Cancel private company’s shares
- Helen Curtis
- Updated: Sat, 8th Oct 2016
Companies often reorganise their share capital as part of an investment or re-structuring. They end up with classes of shares of greater or lesser denominations. Then companies want to expunge the “original” shares. Unfortunately shares cannot just vanish into thin air.
Below are some common solutions:
Gift shares to the company
The shareholders could gift their shares back to the company, for no payment or consideration. Since these shares are a gift, the company need not comply with the formalities required to purchase its own shares. All that is necessary is a stock transfer form to transfer legal title. Since there is no payment, there is no stamp duty to pay.
Admittedly the Companies Act 2006 does not specifically confirm the details. It seems the gifted shares continue to exist. However, on the register of members the company is listed as the holder of those shares.

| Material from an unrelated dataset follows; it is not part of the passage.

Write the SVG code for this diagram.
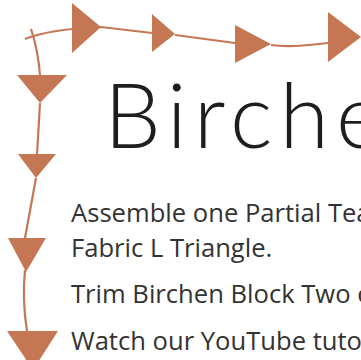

If the company wanted to then cancel the gifted shares, it follows these steps to reduce its capital:
- Check the articles of association do not prevent the company cancelling the share, NB
- Since Companies Act 2006, the articles must expressly prohibit the reduction of capital;
- Directors sign a solvency statement;
- Shareholders approval by special resolution.
If the company reduces its share capital, a form SH19 must be filed at Companies House.
Re-classify shares as different class
The company could re-classify the shares as a different class of shares, e.g B shares. Then those shares have:
- No dividend rights;
- No voting rights;
- Greatly reduced value.
The law requires the following to achieve this re-classification:
- A special resolution varying class rights will be required;
- Form SH02, about varying share rights, filed at Companies House;
- Form SH08, about re-designating shares, filed at Companies House.
The procedure depends whether the company has sufficient distributable profits or not.
Sufficient distributable profits
If there are sufficient retained profits, the company can buy-back its shares using the company buy-back procedure. There are three steps:
- Check the company’s articles do not limit or prohibit buy-backs;
- The articles of association must expressly limit or prohibit buy backs;
- Gain approval by an ordinary shareholder’s resolution for the contract;
- The company makes an off-market purchase of its own shares.
Insufficient distributable profits
Sometimes the issue of new shares can finance the buy-back. The company can use up to £15,000 or 5% of share capital, whichever is lower. The:
- Directors provide a director’s statement in the prescribed form;
- Notice is published in the Gazette, which
- Puts the world at large on notice of the proposed buy-back.
Unfortunately, there are tax and procedural complications. We consider this approach as the last resort.
2013 Buyback regulations
Since 30th April 2013 private companies can buy-back company shares, even if the company lacks sufficient distributable reserves. This new procedure is especially useful for buying-back employee shares.
First ensure the company’s articles do not prohibit the company buying back its shares. Note the articles of association must expressly limit or prohibit buy backs;
Unless the restriction is entrenched, which requires an article to prevent subsequent amendments, the article can be amended. Amending the articles just requires a special resolution, that needs 75% of the shareholder votes.
Secondly, ensure the company’s shareholder agreement contains no pre-emption rights. Such rights might require the company to first offer shares to current shareholders before transferring shares to ANY other party, including the company.
Most likely, the company can only purchase the shares at their nominal value.
It is easy to issue shares. Unfortunately, it is complicated to remove shares.